Every morning, I fed my father poached eggs and jam from the little jars tucked into the fruit baskets and then I took Danny to school. I quit going to La Bella Donna, even though I knew that wasn’t the smart thing to do, and looked after my father, who didn’t really need anything except a milk shake and a bedpan. I didn’t have it in me to tell women what might happen to them.
I’d walk to Danny’s school and sit outside his classroom until the bell rang. We’d take the bus into town and go shopping for things we liked. I stole nail polish for me and Captain Marvel comics for him. We bought ice cream cones at Kriegel’s and walked over to Grace Avenue Park to do my nails and read. We watched the kids play. When it got a little cooler and darker the kids went home and Danny and I put our goods in my bag and we played on every piece of equipment, and perfected a standing double on the slide and then we took the bus home, for our fruit and cheese and cookie dinner.

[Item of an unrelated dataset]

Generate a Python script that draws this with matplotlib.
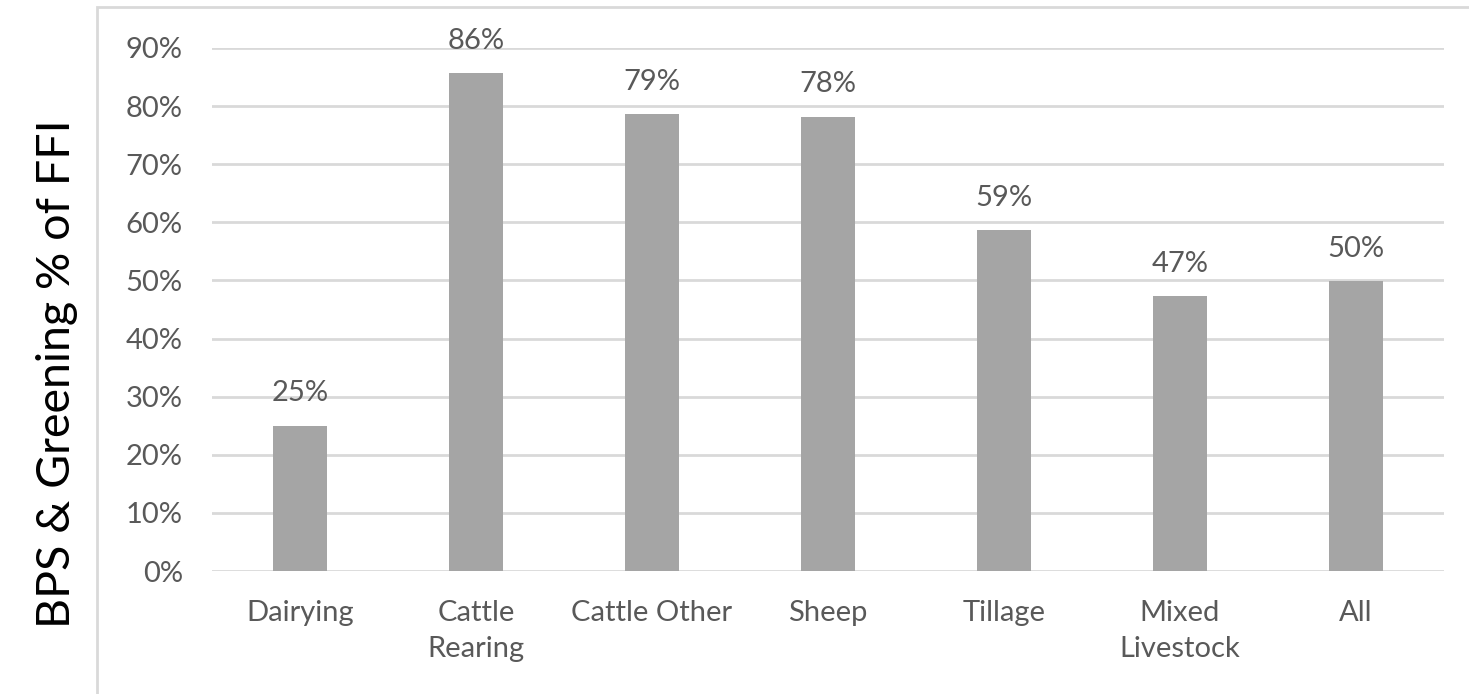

I don’t know who visited Iris. Even though I think that I am, really, in the red cul-de-sac at the bottom of my heart, a better person than Iris, I know that if it’d been me in that hospital, she would have slept in the chair beside my bed.
17
Hitler Has Only Got One Ball
Letter from Gus
Pforzheim
January 2, 1945
Heil Hitler! Just kidding. People here salute all different ways.
Fick dich and the horse you rode in on. Or, Mein Gott, when will this war be over? Or, You can have my sister if we can have your chicken. Or, What are you looking at, Hurensohn? (SOB, to you.) Or, I’m doing my best here—don’t shoot me or steal from me or turn me in. (I’m working on that last one. I hope it will keep us alive.)